What it Is

I have proven myself a failure at being consistent. Methinks this should be a place for me. Maybe not the collected me that makes sense. More like the me that likes to be. To wonder, to plan, to think, to understand. I want to write everyday. It is my hope that this is the blog that will facilitate that goal.

I dont make any promises. You could still call this my creative blog. But I'd like to think of it more as the debris that is left behind after all the normal thoughts blow through my consciousness.

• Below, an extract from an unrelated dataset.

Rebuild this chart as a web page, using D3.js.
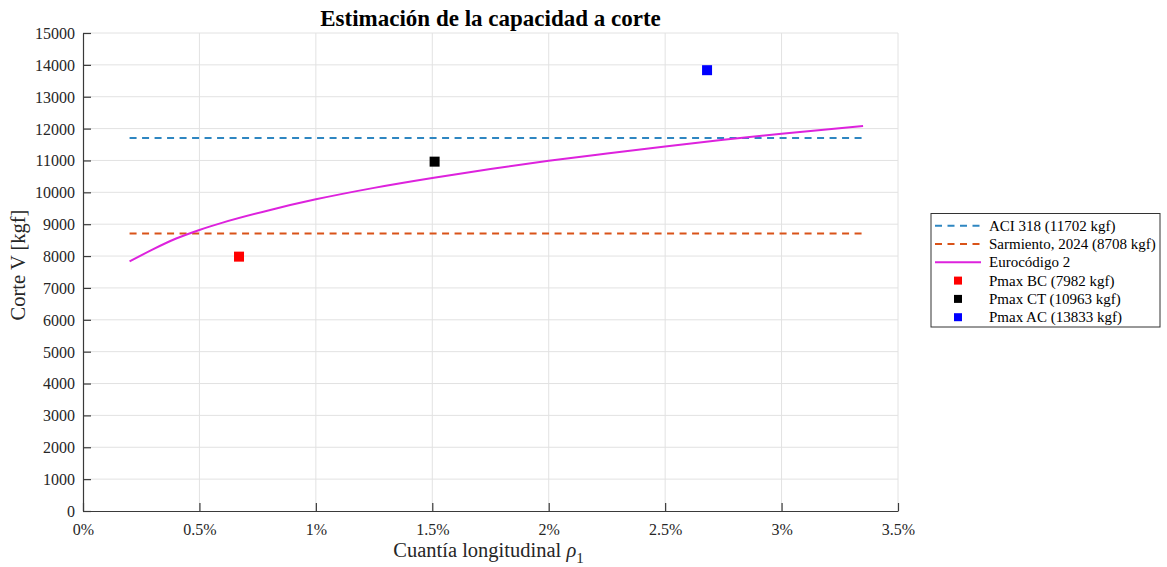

Don't expect it to always make sense or be worth your time. I think the main goal if for it to be my sanity.

Mottled Light

Mottled Light
the way my mind feels sometimes, waiting for a breakthrough.

Tuesday, February 3, 2009

Entry Fourty-Eight

only two more to go!

I am getting sick again. Not the stomach kind of sick like last time. The kind where you can feel it creeping up on you in the back of your throat.

I have taken on more than I need to with Icthyology. Well, to be accurate, I haven't decided if that is for sure my plan. I just think that in this class I would get a better grade if I turned in something myself. At least a better grade than if I worked with a group that may not want to do as much work as I do. So I am going to talk to my professor about doing a solo project (it was an idea that he suggested to those of us with a little more motivation.) Perhaps this will encourage me to learn more about fish.

My lip hurts.

I need to stop biting my lips. Its not like it keeps me from biting my nails.

I made my blueberry tea a little strong tonight.

Everything is set and ready to go for tomorrow.

I hate Wednesdays.

Alright. I bring this unnecessary entry (#48) to a close.

Merry day-after-groundhog-day to all, and to all a goodnight!